**Your goal:**
Print the lines of the listing below verbatim from its first line through the line bearing "from matplotlib.ticker import". Any pictures are to be omitted.
** BEGIN Data extract **
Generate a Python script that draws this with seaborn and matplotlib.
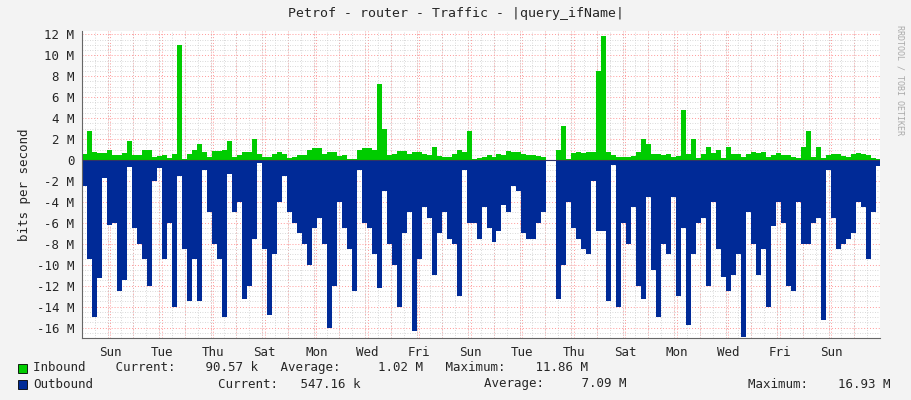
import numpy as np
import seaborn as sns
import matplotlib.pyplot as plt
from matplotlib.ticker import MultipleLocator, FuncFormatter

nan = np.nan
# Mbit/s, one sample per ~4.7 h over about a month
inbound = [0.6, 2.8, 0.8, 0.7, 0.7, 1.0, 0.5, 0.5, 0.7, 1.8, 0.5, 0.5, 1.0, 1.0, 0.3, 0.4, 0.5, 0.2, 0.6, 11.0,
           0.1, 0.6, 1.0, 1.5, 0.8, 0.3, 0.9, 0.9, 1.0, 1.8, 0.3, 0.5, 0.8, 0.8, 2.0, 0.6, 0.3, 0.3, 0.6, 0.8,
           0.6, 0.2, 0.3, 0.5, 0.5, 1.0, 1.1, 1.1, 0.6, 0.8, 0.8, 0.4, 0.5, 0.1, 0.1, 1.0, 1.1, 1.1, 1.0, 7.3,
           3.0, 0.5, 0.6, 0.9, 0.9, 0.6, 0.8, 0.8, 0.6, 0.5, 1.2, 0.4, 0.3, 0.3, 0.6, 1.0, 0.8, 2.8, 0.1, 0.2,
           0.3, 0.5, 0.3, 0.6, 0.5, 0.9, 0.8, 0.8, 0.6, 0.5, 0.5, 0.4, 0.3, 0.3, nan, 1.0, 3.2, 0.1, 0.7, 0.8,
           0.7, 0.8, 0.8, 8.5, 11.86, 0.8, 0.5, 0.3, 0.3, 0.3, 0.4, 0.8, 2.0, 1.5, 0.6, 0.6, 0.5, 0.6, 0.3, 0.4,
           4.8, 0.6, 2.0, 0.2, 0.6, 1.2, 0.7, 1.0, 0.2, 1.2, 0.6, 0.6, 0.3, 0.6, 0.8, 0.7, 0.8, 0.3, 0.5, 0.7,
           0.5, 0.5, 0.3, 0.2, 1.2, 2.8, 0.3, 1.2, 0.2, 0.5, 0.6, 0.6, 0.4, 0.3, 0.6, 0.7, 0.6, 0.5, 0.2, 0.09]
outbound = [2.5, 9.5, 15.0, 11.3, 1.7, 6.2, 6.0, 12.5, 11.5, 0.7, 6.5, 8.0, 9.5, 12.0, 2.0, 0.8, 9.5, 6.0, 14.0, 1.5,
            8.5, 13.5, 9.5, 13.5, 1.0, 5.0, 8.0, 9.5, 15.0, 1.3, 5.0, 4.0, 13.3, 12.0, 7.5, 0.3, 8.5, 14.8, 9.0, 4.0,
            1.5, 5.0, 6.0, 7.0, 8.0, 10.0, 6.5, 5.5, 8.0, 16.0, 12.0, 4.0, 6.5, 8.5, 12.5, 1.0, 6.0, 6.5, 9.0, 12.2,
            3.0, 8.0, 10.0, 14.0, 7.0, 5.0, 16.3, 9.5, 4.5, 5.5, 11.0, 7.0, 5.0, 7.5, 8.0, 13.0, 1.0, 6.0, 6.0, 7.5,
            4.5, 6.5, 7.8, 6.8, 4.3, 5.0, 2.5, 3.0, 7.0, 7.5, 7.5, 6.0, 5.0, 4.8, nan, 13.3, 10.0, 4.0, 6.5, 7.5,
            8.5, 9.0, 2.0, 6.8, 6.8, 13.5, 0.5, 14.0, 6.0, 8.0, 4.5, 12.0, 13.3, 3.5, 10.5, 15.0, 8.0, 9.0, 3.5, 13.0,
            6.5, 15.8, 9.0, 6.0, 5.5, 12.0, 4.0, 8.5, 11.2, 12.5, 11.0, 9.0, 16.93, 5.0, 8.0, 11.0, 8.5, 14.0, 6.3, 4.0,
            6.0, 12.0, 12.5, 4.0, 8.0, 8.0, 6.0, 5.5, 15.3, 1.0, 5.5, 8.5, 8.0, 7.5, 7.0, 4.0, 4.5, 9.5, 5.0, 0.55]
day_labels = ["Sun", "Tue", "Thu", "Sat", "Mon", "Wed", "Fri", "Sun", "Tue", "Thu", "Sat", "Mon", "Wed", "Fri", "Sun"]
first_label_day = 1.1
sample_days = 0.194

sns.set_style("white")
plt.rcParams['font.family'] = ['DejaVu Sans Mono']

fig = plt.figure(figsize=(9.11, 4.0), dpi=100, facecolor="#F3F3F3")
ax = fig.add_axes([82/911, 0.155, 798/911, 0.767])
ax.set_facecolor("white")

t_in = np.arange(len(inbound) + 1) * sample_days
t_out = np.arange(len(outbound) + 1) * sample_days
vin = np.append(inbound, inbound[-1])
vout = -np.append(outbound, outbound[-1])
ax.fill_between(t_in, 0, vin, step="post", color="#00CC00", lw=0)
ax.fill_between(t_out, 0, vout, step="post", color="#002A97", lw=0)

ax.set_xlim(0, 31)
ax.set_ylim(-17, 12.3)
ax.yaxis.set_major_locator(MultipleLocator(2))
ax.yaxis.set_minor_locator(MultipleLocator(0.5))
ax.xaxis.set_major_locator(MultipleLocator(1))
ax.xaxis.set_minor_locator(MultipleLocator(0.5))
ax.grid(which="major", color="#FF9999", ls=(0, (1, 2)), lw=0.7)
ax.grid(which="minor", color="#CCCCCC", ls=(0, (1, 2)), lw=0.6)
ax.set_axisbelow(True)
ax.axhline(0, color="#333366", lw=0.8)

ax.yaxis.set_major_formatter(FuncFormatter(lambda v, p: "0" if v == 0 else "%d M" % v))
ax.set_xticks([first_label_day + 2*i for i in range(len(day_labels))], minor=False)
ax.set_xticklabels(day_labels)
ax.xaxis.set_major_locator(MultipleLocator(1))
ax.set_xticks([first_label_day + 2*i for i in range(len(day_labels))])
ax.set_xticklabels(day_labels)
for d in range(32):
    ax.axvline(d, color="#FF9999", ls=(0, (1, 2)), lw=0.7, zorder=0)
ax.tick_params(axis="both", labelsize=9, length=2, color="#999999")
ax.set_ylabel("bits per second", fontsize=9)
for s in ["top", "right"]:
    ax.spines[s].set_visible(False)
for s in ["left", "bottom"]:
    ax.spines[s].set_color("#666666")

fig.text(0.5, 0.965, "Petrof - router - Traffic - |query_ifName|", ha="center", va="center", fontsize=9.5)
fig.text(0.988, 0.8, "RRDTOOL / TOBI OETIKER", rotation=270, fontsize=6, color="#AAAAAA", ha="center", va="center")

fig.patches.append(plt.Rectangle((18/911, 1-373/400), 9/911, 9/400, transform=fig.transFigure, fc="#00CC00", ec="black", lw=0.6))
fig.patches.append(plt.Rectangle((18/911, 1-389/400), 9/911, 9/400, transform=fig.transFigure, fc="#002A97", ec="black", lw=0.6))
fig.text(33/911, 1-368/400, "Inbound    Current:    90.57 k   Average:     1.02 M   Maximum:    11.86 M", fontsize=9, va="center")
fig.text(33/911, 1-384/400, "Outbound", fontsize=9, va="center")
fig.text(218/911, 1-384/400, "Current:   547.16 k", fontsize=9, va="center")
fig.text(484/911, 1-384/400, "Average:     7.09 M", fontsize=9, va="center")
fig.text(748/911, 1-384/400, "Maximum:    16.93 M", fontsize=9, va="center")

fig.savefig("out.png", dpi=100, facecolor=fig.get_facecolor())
** END Data extract **
**Solution for this task:**
Generate a Python script that draws this with seaborn and matplotlib.
import numpy as np
import seaborn as sns
import matplotlib.pyplot as plt
from matplotlib.ticker import MultipleLocator, FuncFormatter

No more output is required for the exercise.